管理規約第21条コメントについて

(共用部配管と専有部配管の一体管理について)

9月23日ブログで管理規約改正について触れた。今年(2021年)の6月に国交省が新たなひな形を発表した。今回の改正は、コロナ禍におけるマンション管理組合の運営を考慮すると同時に、2つの法律(マンション管理適正化法、建て替え円滑化法)の変更を受けてのものだ。
 今回のブログでは、その中でも第21条関係コメントについて少し深く考えて見たい。これについての改正は、条文そのものの改正ではなく、第21条の読み解き方(コメント)についての記載が、一部追加されたということ。
 第21条とは(敷地及び共用部分等の管理)について書かれた条文で、専有部と共用部の境目及びその管理権限について述べている条文だ。
 マンションの中においては、共用部と専有部の境目があいまいな箇所があるが、必ずその境目がある。これは明確である。つまり共用部と専有部は黒白がはっきりしているということ。境界がはっきりしていないと、管理ができない。「このあたりから、だんだんと専有部となって、、、💦。」なんてことを言っていると、グレーな部分が生じ、そこを誰が責任をもって管理をするのか、という問題が生じる。
 よく問題となるのがベランダや玄関ポーチ、窓枠(サッシ回り含め)、郵便受け、玄関ドア、火災警報器等だ。また居住者がよく理解できないのが床下の配管だ。これもそれぞれのマンションの管理規約によるが、いくつかのパターンがある。

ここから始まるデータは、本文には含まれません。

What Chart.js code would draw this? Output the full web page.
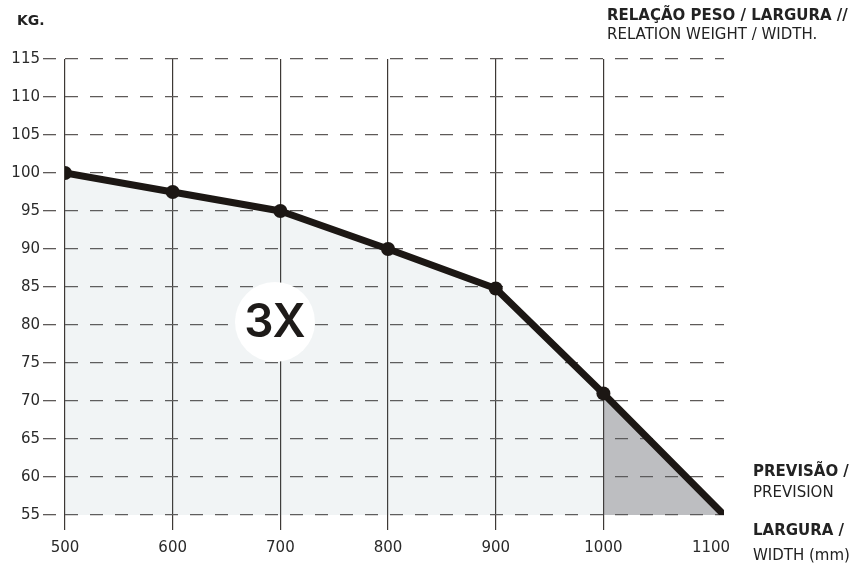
<!DOCTYPE html>
<html>
<head>
<meta charset="utf-8">
<script src="https://cdn.jsdelivr.net/npm/chart.js@4"></script>
<style>
  html, body { margin: 0; padding: 0; background: #fff; }
  #wrap { width: 860px; height: 563px; position: relative; }
</style>
</head>
<body>
<div id="wrap"><canvas id="c"></canvas></div>
<script>
// Relação peso / largura
const widths = [500, 600, 700, 800, 900, 1000];
const weights = [100, 97.5, 95, 90, 84.8, 71];
// previsão (prolongamento da curva)
const forecastWidths = [1000, 1112];
const forecastWeights = [71, 55];
const xTicks = [500, 600, 700, 800, 900, 1000, 1100];
const yMin = 55, yMax = 115, yStep = 5;

const toPts = (xs, ys) => xs.map((x, i) => ({ x: x, y: ys[i] }));
const linePts = toPts(widths, weights).concat({ x: forecastWidths[1], y: forecastWeights[1] });

const FONT = "'DejaVu Sans', 'Open Sans', sans-serif";

const overlay = {
    id: 'overlay',
    afterDatasetsDraw(chart) {
        const { ctx, scales } = chart;
        const cx = scales.x.getPixelForValue(695), cy = scales.y.getPixelForValue(80.4);
        ctx.save();
        ctx.beginPath();
        ctx.arc(cx, cy, 40, 0, Math.PI * 2);
        ctx.fillStyle = '#fff';
        ctx.fill();
        ctx.fillStyle = '#1e1b19';
        ctx.font = "600 46px Inter, 'Open Sans', sans-serif";
        ctx.textAlign = 'center';
        ctx.textBaseline = 'middle';
        ctx.fillText('3X', cx, cy + 1);
        ctx.restore();
    },
    afterDraw(chart) {
        const ctx = chart.ctx;
        ctx.save();
        ctx.fillStyle = '#222';
        ctx.textAlign = 'left';
        ctx.textBaseline = 'alphabetic';
        const t = (s, x, y, bold, size) => {
            ctx.font = (bold ? 'bold ' : '') + (size || 15) + 'px ' + FONT;
            ctx.fillText(s, x, y);
        };
        t('KG.', 17, 25, true, 14);
        t('RELAÇÃO PESO / LARGURA //', 607, 20, true);
        t('RELATION WEIGHT / WIDTH.', 607, 39, false);
        t('PREVISÃO /', 753, 476, true);
        t('PREVISION', 753, 497, false);
        t('LARGURA /', 753, 535, true);
        t('WIDTH (mm)', 753, 560, false);
        ctx.restore();
    }
};

new Chart(document.getElementById('c'), {
    type: 'line',
    data: {
        datasets: [
            {
                data: linePts,
                borderColor: '#1c1714',
                borderWidth: 7,
                borderJoinStyle: 'round',
                pointRadius: linePts.map((p, i) => i < widths.length ? 7 : 0),
                pointBackgroundColor: '#1c1714',
                pointBorderWidth: 0,
                fill: false,
                order: 0
            },
            {
                data: toPts(widths, weights),
                borderWidth: 0,
                pointRadius: 0,
                backgroundColor: 'rgba(95,135,145,0.09)',
                fill: 'start',
                order: 2
            },
            {
                data: toPts(forecastWidths, forecastWeights),
                borderWidth: 0,
                pointRadius: 0,
                backgroundColor: 'rgba(90,92,100,0.4)',
                fill: 'start',
                order: 1
            }
        ]
    },
    options: {
        responsive: true,
        maintainAspectRatio: false,
        animation: false,
        layout: { padding: { top: 59, right: 136, left: 0, bottom: 0 } },
        plugins: { legend: { display: false }, tooltip: { enabled: false } },
        scales: {
            x: {
                type: 'linear',
                min: 500,
                max: 1112,
                afterBuildTicks: s => { s.ticks = xTicks.map(v => ({ value: v })); },
                afterFit: s => { s.height = 48; },
                grid: {
                    color: c => c.tick && c.tick.value === 1100 ? 'rgba(0,0,0,0)' : '#3d3835',
                    lineWidth: 1.2,
                    tickLength: 15
                },
                border: { display: false },
                ticks: {
                    padding: 9,
                    color: '#2a2a2a',
                    font: { family: FONT, size: 15 },
                    maxRotation: 0,
                    callback: v => String(v)
                }
            },
            y: {
                min: yMin,
                max: yMax,
                ticks: {
                    stepSize: yStep,
                    padding: 3,
                    color: '#2a2a2a',
                    font: { family: FONT, size: 15 }
                },
                afterFit: s => { s.width = 65; },
                grid: {
                    color: '#5e5a58',
                    lineWidth: 1.3,
                    tickLength: 22,
                    tickBorderDash: [13, 12],
                    tickColor: '#5e5a58'
                },
                border: { display: false, dash: [13, 12] }
            }
        }
    },
    plugins: [overlay]
});
</script>
</body>
</html>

 さて、今回の管理規約改正(第21条はコメント追加)では、この第21条のコメントの⑦という部分に長文が追加された。これを主要な部分を書き出すと「共用部分の配管の取替えと専有部分の配管の取替えを同時に行うことにより、専有部分の配管の取替えを単独で行うよりも費用が軽減される場合は、これらについて一体的に工事を大なうことも考えられる。その場合には、あらかじめ長期修繕計画において専有部分の配管の取替えについて記載し、その工事費用を修繕積立金から拠出することについて規約に規定するととも、先行して工事を行った区分所有者への補償の有無についても十分留意することが必要である」となっている。
 上記の太字部分を簡単に言うと、規約と長期修繕計画書を再作成すれば、専有部の床下配管も管理組合の修繕行為として組合費用として拠出できるということです。

 この条文は、マンションの経年劣化がすすみ、同時に居住者の高年齢化を踏まえての条文だと思われる。いわゆる2つの老い(建物と人の劣化・老化)という社会問題が前提だ。

 築40年を経過してくると配管の取替もマンションの懸案事項としてあがってくるだろう。その場合、共用部だけを取替えても、専有部の床下配管がそのままだと、いずれの漏水の危険性や赤水が出るリスクは高いままとなる。しかし、居住者も高齢化し、年金暮らし等が多くなってくると、いきなりの費用負担は困難だ。
 つまり、早い段階で専有部の配管も共用部として管理していかなければ、マンションの設備自体が劣化して建物が延命できないという問題に対処するための条文コメントだ。

 国交省のひな形が変更となっても、それをそのまま受け入れて、そのマンションの管理規約とするかは、それぞれの管理組合の判断による。しかし、この条文コメントは、意味深長であると思うし、もしこのコメントに沿った管理規約と長期修繕計画書の変更を行うのは、大変な労力であろうと思われる。

 国もマンションの劣化に対しては、いろいろな施策を打ち出してきているが、実際にマンションを建て替えるのは不可能ともいえるのが実情だ。そのためにはマンションの延命しかない。

 いかに管理組合が上記の事をいずれの大きな問題としてとらえていくか。
 21世紀前半のマンションの大きな問題であると思う。